- [Work to complete]:
Transcribe the whole listing below without changing a word, but leave out every image.

- [Source material]:
--- START ---

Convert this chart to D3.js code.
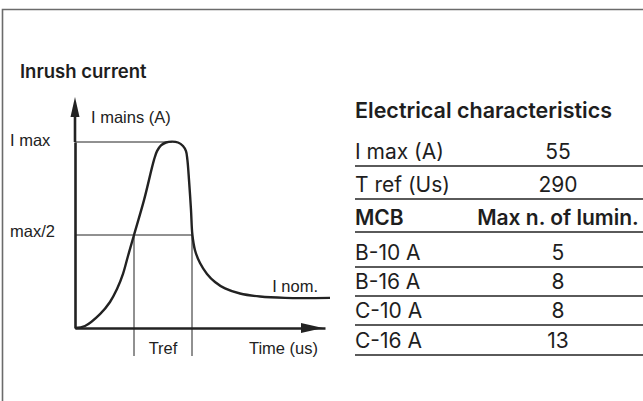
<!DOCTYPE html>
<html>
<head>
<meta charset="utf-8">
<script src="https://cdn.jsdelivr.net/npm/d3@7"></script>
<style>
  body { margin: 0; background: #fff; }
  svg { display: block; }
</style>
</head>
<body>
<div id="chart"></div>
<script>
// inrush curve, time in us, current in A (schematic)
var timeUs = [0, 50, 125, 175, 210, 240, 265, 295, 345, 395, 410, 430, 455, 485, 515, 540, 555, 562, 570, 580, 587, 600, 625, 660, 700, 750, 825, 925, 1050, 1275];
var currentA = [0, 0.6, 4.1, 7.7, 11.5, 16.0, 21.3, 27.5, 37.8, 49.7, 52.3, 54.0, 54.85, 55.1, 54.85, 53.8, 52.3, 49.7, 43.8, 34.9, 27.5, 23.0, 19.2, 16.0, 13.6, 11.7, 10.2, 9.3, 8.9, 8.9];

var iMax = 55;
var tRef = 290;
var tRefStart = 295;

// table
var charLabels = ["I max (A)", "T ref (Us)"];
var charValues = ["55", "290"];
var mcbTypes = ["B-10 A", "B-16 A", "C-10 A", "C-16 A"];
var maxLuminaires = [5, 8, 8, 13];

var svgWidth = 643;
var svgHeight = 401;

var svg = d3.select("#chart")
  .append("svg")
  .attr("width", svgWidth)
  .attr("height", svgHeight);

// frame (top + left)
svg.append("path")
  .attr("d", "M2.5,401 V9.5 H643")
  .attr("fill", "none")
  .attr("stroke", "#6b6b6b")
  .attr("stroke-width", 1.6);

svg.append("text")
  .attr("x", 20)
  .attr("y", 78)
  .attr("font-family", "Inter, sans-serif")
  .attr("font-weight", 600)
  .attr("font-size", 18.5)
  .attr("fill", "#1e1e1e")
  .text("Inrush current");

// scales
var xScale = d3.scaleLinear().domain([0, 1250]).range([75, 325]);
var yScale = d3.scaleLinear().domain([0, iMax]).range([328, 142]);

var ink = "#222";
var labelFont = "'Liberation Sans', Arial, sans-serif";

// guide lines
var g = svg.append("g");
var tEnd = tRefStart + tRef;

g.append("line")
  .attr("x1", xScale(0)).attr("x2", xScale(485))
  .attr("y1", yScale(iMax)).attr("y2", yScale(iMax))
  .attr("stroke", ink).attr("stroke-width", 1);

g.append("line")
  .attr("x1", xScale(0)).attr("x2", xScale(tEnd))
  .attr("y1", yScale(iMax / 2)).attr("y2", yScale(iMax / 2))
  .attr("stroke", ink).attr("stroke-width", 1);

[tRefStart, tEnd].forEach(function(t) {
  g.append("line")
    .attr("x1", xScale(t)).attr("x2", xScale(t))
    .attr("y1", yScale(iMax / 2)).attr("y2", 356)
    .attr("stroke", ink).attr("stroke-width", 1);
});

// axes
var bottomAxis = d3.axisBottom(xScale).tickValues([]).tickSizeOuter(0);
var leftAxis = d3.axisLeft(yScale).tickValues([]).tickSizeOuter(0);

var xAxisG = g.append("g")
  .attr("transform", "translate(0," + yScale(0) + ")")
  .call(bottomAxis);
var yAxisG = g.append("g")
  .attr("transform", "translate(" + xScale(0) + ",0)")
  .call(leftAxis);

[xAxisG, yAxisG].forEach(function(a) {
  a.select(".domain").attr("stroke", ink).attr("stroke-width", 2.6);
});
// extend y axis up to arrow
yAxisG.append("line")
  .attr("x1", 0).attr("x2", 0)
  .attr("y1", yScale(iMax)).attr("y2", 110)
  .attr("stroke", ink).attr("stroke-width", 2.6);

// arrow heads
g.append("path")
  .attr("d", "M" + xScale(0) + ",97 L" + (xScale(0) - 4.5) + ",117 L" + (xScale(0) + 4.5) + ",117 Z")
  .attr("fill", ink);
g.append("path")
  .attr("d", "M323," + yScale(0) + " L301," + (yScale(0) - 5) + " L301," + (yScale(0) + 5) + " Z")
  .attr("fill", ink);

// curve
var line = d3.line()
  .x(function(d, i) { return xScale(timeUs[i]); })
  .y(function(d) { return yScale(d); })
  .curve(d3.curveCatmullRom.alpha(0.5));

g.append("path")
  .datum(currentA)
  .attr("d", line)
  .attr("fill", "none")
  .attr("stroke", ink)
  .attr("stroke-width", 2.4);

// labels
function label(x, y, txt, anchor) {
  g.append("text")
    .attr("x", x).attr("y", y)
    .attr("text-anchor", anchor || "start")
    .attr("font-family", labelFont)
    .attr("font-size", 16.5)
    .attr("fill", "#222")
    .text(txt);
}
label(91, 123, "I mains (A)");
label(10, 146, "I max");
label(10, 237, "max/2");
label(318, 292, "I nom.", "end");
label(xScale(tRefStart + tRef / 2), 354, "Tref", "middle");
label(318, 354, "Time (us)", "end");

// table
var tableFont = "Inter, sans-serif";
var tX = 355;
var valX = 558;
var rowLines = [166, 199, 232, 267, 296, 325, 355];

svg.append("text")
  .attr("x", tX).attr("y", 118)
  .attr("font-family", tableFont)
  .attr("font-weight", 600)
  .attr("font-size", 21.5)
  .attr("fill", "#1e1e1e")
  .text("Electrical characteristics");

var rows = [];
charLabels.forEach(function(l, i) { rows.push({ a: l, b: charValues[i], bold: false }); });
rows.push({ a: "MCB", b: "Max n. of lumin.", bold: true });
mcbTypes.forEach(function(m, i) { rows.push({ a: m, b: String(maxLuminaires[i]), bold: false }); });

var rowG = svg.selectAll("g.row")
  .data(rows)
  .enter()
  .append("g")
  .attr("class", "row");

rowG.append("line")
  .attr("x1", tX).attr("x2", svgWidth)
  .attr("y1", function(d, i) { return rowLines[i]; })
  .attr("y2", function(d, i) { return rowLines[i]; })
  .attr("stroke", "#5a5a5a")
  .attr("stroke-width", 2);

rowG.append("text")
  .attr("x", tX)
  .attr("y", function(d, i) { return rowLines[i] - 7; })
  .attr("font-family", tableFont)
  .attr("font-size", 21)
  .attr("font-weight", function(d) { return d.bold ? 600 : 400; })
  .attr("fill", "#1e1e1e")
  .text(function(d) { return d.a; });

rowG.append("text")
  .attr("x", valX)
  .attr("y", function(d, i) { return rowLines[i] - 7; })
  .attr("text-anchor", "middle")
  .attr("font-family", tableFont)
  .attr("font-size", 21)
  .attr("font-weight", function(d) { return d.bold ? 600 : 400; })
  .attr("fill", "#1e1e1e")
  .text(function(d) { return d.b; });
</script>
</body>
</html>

--- END ---

- [Solution for this problem]:
Convert this chart to D3.js code.
<!DOCTYPE html>
<html>
<head>
<meta charset="utf-8">
<script src="https://cdn.jsdelivr.net/npm/d3@7"></script>
<style>
  body { margin: 0; background: #fff; }
  svg { display: block; }
</style>
</head>
<body>
<div id="chart"></div>
<script>
// inrush curve, time in us, current in A (schematic)
var timeUs = [0, 50, 125, 175, 210, 240, 265, 295, 345, 395, 410, 430, 455, 485, 515, 540, 555, 562, 570, 580, 587, 600, 625, 660, 700, 750, 825, 925, 1050, 1275];
var currentA = [0, 0.6, 4.1, 7.7, 11.5, 16.0, 21.3, 27.5, 37.8, 49.7, 52.3, 54.0, 54.85, 55.1, 54.85, 53.8, 52.3, 49.7, 43.8, 34.9, 27.5, 23.0, 19.2, 16.0, 13.6, 11.7, 10.2, 9.3, 8.9, 8.9];

var iMax = 55;
var tRef = 290;
var tRefStart = 295;

// table
var charLabels = ["I max (A)", "T ref (Us)"];
var charValues = ["55", "290"];
var mcbTypes = ["B-10 A", "B-16 A", "C-10 A", "C-16 A"];
var maxLuminaires = [5, 8, 8, 13];

var svgWidth = 643;
var svgHeight = 401;

var svg = d3.select("#chart")
  .append("svg")
  .attr("width", svgWidth)
  .attr("height", svgHeight);

// frame (top + left)
svg.append("path")
  .attr("d", "M2.5,401 V9.5 H643")
  .attr("fill", "none")
  .attr("stroke", "#6b6b6b")
  .attr("stroke-width", 1.6);

svg.append("text")
  .attr("x", 20)
  .attr("y", 78)
  .attr("font-family", "Inter, sans-serif")
  .attr("font-weight", 600)
  .attr("font-size", 18.5)
  .attr("fill", "#1e1e1e")
  .text("Inrush current");

// scales
var xScale = d3.scaleLinear().domain([0, 1250]).range([75, 325]);
var yScale = d3.scaleLinear().domain([0, iMax]).range([328, 142]);

var ink = "#222";
var labelFont = "'Liberation Sans', Arial, sans-serif";

// guide lines
var g = svg.append("g");
var tEnd = tRefStart + tRef;

g.append("line")
  .attr("x1", xScale(0)).attr("x2", xScale(485))
  .attr("y1", yScale(iMax)).attr("y2", yScale(iMax))
  .attr("stroke", ink).attr("stroke-width", 1);

g.append("line")
  .attr("x1", xScale(0)).attr("x2", xScale(tEnd))
  .attr("y1", yScale(iMax / 2)).attr("y2", yScale(iMax / 2))
  .attr("stroke", ink).attr("stroke-width", 1);

[tRefStart, tEnd].forEach(function(t) {
  g.append("line")
    .attr("x1", xScale(t)).attr("x2", xScale(t))
    .attr("y1", yScale(iMax / 2)).attr("y2", 356)
    .attr("stroke", ink).attr("stroke-width", 1);
});

// axes
var bottomAxis = d3.axisBottom(xScale).tickValues([]).tickSizeOuter(0);
var leftAxis = d3.axisLeft(yScale).tickValues([]).tickSizeOuter(0);

var xAxisG = g.append("g")
  .attr("transform", "translate(0," + yScale(0) + ")")
  .call(bottomAxis);
var yAxisG = g.append("g")
  .attr("transform", "translate(" + xScale(0) + ",0)")
  .call(leftAxis);

[xAxisG, yAxisG].forEach(function(a) {
  a.select(".domain").attr("stroke", ink).attr("stroke-width", 2.6);
});
// extend y axis up to arrow
yAxisG.append("line")
  .attr("x1", 0).attr("x2", 0)
  .attr("y1", yScale(iMax)).attr("y2", 110)
  .attr("stroke", ink).attr("stroke-width", 2.6);

// arrow heads
g.append("path")
  .attr("d", "M" + xScale(0) + ",97 L" + (xScale(0) - 4.5) + ",117 L" + (xScale(0) + 4.5) + ",117 Z")
  .attr("fill", ink);
g.append("path")
  .attr("d", "M323," + yScale(0) + " L301," + (yScale(0) - 5) + " L301," + (yScale(0) + 5) + " Z")
  .attr("fill", ink);

// curve
var line = d3.line()
  .x(function(d, i) { return xScale(timeUs[i]); })
  .y(function(d) { return yScale(d); })
  .curve(d3.curveCatmullRom.alpha(0.5));

g.append("path")
  .datum(currentA)
  .attr("d", line)
  .attr("fill", "none")
  .attr("stroke", ink)
  .attr("stroke-width", 2.4);

// labels
function label(x, y, txt, anchor) {
  g.append("text")
    .attr("x", x).attr("y", y)
    .attr("text-anchor", anchor || "start")
    .attr("font-family", labelFont)
    .attr("font-size", 16.5)
    .attr("fill", "#222")
    .text(txt);
}
label(91, 123, "I mains (A)");
label(10, 146, "I max");
label(10, 237, "max/2");
label(318, 292, "I nom.", "end");
label(xScale(tRefStart + tRef / 2), 354, "Tref", "middle");
label(318, 354, "Time (us)", "end");

// table
var tableFont = "Inter, sans-serif";
var tX = 355;
var valX = 558;
var rowLines = [166, 199, 232, 267, 296, 325, 355];

svg.append("text")
  .attr("x", tX).attr("y", 118)
  .attr("font-family", tableFont)
  .attr("font-weight", 600)
  .attr("font-size", 21.5)
  .attr("fill", "#1e1e1e")
  .text("Electrical characteristics");

var rows = [];
charLabels.forEach(function(l, i) { rows.push({ a: l, b: charValues[i], bold: false }); });
rows.push({ a: "MCB", b: "Max n. of lumin.", bold: true });
mcbTypes.forEach(function(m, i) { rows.push({ a: m, b: String(maxLuminaires[i]), bold: false }); });

var rowG = svg.selectAll("g.row")
  .data(rows)
  .enter()
  .append("g")
  .attr("class", "row");

rowG.append("line")
  .attr("x1", tX).attr("x2", svgWidth)
  .attr("y1", function(d, i) { return rowLines[i]; })
  .attr("y2", function(d, i) { return rowLines[i]; })
  .attr("stroke", "#5a5a5a")
  .attr("stroke-width", 2);

rowG.append("text")
  .attr("x", tX)
  .attr("y", function(d, i) { return rowLines[i] - 7; })
  .attr("font-family", tableFont)
  .attr("font-size", 21)
  .attr("font-weight", function(d) { return d.bold ? 600 : 400; })
  .attr("fill", "#1e1e1e")
  .text(function(d) { return d.a; });

rowG.append("text")
  .attr("x", valX)
  .attr("y", function(d, i) { return rowLines[i] - 7; })
  .attr("text-anchor", "middle")
  .attr("font-family", tableFont)
  .attr("font-size", 21)
  .attr("font-weight", function(d) { return d.bold ? 600 : 400; })
  .attr("fill", "#1e1e1e")
  .text(function(d) { return d.b; });
</script>
</body>
</html>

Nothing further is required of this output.